◆ Supplied material
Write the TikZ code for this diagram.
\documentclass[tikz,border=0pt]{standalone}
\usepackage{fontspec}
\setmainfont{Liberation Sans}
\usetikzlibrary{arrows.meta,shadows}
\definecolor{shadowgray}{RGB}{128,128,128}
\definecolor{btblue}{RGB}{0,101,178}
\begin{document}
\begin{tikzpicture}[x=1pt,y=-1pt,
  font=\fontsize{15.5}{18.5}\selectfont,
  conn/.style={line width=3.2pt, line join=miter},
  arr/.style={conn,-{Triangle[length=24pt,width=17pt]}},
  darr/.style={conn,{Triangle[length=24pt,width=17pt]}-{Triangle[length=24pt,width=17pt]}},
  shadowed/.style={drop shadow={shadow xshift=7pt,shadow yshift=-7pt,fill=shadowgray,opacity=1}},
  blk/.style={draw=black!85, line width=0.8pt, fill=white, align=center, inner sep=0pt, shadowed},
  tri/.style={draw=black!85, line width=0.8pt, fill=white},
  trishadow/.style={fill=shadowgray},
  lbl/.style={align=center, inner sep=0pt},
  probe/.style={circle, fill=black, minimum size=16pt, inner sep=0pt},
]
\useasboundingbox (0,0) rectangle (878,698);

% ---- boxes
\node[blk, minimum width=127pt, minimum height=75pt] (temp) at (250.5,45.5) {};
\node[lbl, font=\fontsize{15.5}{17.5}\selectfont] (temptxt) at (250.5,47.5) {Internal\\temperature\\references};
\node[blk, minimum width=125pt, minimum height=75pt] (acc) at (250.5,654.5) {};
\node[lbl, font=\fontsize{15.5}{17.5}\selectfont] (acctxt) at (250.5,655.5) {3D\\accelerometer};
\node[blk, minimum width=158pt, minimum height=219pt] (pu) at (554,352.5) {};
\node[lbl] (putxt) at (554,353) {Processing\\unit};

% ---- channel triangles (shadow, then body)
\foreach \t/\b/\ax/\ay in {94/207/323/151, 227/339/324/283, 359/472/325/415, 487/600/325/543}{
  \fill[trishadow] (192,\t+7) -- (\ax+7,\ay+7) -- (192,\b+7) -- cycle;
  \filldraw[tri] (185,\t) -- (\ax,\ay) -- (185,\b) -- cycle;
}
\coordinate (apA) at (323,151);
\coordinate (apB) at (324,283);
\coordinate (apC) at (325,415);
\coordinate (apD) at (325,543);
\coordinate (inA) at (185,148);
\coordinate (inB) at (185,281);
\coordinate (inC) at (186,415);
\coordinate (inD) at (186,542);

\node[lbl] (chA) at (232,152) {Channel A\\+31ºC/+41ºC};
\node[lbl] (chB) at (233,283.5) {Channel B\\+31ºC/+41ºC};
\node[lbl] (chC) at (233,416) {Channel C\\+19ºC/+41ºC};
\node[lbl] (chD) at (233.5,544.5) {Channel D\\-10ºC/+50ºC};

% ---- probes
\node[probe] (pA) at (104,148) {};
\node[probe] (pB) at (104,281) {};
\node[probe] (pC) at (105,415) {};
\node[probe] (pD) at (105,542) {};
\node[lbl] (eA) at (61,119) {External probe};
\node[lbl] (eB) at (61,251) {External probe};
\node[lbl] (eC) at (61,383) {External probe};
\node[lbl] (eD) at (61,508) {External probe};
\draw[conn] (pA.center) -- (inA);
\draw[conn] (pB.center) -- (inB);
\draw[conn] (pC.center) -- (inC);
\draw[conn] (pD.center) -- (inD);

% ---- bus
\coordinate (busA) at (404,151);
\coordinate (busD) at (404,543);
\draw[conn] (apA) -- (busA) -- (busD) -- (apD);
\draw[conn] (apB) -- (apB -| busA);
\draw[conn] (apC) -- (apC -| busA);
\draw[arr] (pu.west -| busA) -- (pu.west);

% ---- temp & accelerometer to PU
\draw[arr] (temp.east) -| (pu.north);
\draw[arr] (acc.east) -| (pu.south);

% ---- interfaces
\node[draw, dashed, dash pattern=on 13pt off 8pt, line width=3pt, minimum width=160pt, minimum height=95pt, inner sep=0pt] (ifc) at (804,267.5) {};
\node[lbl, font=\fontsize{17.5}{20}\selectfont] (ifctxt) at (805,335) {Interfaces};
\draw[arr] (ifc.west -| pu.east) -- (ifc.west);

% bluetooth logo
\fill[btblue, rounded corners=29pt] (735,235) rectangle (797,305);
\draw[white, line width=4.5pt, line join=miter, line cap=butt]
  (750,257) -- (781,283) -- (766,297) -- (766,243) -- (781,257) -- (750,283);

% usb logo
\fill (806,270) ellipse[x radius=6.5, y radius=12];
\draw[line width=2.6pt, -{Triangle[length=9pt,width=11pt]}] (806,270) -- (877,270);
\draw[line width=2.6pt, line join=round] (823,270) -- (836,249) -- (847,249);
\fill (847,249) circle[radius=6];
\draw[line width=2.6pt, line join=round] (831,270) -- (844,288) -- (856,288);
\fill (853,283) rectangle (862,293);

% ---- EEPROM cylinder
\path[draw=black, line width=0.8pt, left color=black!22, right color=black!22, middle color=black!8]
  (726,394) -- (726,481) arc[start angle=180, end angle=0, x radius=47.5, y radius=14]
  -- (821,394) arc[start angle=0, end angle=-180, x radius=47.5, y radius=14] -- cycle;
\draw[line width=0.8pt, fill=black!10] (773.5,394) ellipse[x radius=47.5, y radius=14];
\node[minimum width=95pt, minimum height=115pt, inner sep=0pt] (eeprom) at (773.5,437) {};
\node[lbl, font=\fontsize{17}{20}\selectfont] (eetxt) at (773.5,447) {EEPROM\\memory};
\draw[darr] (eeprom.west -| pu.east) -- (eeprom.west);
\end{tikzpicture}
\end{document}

◆ Requirement
Copy out the material word for word and line for line.

◆ Expected answer
Write the TikZ code for this diagram.
\documentclass[tikz,border=0pt]{standalone}
\usepackage{fontspec}
\setmainfont{Liberation Sans}
\usetikzlibrary{arrows.meta,shadows}
\definecolor{shadowgray}{RGB}{128,128,128}
\definecolor{btblue}{RGB}{0,101,178}
\begin{document}
\begin{tikzpicture}[x=1pt,y=-1pt,
  font=\fontsize{15.5}{18.5}\selectfont,
  conn/.style={line width=3.2pt, line join=miter},
  arr/.style={conn,-{Triangle[length=24pt,width=17pt]}},
  darr/.style={conn,{Triangle[length=24pt,width=17pt]}-{Triangle[length=24pt,width=17pt]}},
  shadowed/.style={drop shadow={shadow xshift=7pt,shadow yshift=-7pt,fill=shadowgray,opacity=1}},
  blk/.style={draw=black!85, line width=0.8pt, fill=white, align=center, inner sep=0pt, shadowed},
  tri/.style={draw=black!85, line width=0.8pt, fill=white},
  trishadow/.style={fill=shadowgray},
  lbl/.style={align=center, inner sep=0pt},
  probe/.style={circle, fill=black, minimum size=16pt, inner sep=0pt},
]
\useasboundingbox (0,0) rectangle (878,698);

% ---- boxes
\node[blk, minimum width=127pt, minimum height=75pt] (temp) at (250.5,45.5) {};
\node[lbl, font=\fontsize{15.5}{17.5}\selectfont] (temptxt) at (250.5,47.5) {Internal\\temperature\\references};
\node[blk, minimum width=125pt, minimum height=75pt] (acc) at (250.5,654.5) {};
\node[lbl, font=\fontsize{15.5}{17.5}\selectfont] (acctxt) at (250.5,655.5) {3D\\accelerometer};
\node[blk, minimum width=158pt, minimum height=219pt] (pu) at (554,352.5) {};
\node[lbl] (putxt) at (554,353) {Processing\\unit};

% ---- channel triangles (shadow, then body)
\foreach \t/\b/\ax/\ay in {94/207/323/151, 227/339/324/283, 359/472/325/415, 487/600/325/543}{
  \fill[trishadow] (192,\t+7) -- (\ax+7,\ay+7) -- (192,\b+7) -- cycle;
  \filldraw[tri] (185,\t) -- (\ax,\ay) -- (185,\b) -- cycle;
}
\coordinate (apA) at (323,151);
\coordinate (apB) at (324,283);
\coordinate (apC) at (325,415);
\coordinate (apD) at (325,543);
\coordinate (inA) at (185,148);
\coordinate (inB) at (185,281);
\coordinate (inC) at (186,415);
\coordinate (inD) at (186,542);

\node[lbl] (chA) at (232,152) {Channel A\\+31ºC/+41ºC};
\node[lbl] (chB) at (233,283.5) {Channel B\\+31ºC/+41ºC};
\node[lbl] (chC) at (233,416) {Channel C\\+19ºC/+41ºC};
\node[lbl] (chD) at (233.5,544.5) {Channel D\\-10ºC/+50ºC};

% ---- probes
\node[probe] (pA) at (104,148) {};
\node[probe] (pB) at (104,281) {};
\node[probe] (pC) at (105,415) {};
\node[probe] (pD) at (105,542) {};
\node[lbl] (eA) at (61,119) {External probe};
\node[lbl] (eB) at (61,251) {External probe};
\node[lbl] (eC) at (61,383) {External probe};
\node[lbl] (eD) at (61,508) {External probe};
\draw[conn] (pA.center) -- (inA);
\draw[conn] (pB.center) -- (inB);
\draw[conn] (pC.center) -- (inC);
\draw[conn] (pD.center) -- (inD);

% ---- bus
\coordinate (busA) at (404,151);
\coordinate (busD) at (404,543);
\draw[conn] (apA) -- (busA) -- (busD) -- (apD);
\draw[conn] (apB) -- (apB -| busA);
\draw[conn] (apC) -- (apC -| busA);
\draw[arr] (pu.west -| busA) -- (pu.west);

% ---- temp & accelerometer to PU
\draw[arr] (temp.east) -| (pu.north);
\draw[arr] (acc.east) -| (pu.south);

% ---- interfaces
\node[draw, dashed, dash pattern=on 13pt off 8pt, line width=3pt, minimum width=160pt, minimum height=95pt, inner sep=0pt] (ifc) at (804,267.5) {};
\node[lbl, font=\fontsize{17.5}{20}\selectfont] (ifctxt) at (805,335) {Interfaces};
\draw[arr] (ifc.west -| pu.east) -- (ifc.west);

% bluetooth logo
\fill[btblue, rounded corners=29pt] (735,235) rectangle (797,305);
\draw[white, line width=4.5pt, line join=miter, line cap=butt]
  (750,257) -- (781,283) -- (766,297) -- (766,243) -- (781,257) -- (750,283);

% usb logo
\fill (806,270) ellipse[x radius=6.5, y radius=12];
\draw[line width=2.6pt, -{Triangle[length=9pt,width=11pt]}] (806,270) -- (877,270);
\draw[line width=2.6pt, line join=round] (823,270) -- (836,249) -- (847,249);
\fill (847,249) circle[radius=6];
\draw[line width=2.6pt, line join=round] (831,270) -- (844,288) -- (856,288);
\fill (853,283) rectangle (862,293);

% ---- EEPROM cylinder
\path[draw=black, line width=0.8pt, left color=black!22, right color=black!22, middle color=black!8]
  (726,394) -- (726,481) arc[start angle=180, end angle=0, x radius=47.5, y radius=14]
  -- (821,394) arc[start angle=0, end angle=-180, x radius=47.5, y radius=14] -- cycle;
\draw[line width=0.8pt, fill=black!10] (773.5,394) ellipse[x radius=47.5, y radius=14];
\node[minimum width=95pt, minimum height=115pt, inner sep=0pt] (eeprom) at (773.5,437) {};
\node[lbl, font=\fontsize{17}{20}\selectfont] (eetxt) at (773.5,447) {EEPROM\\memory};
\draw[darr] (eeprom.west -| pu.east) -- (eeprom.west);
\end{tikzpicture}
\end{document}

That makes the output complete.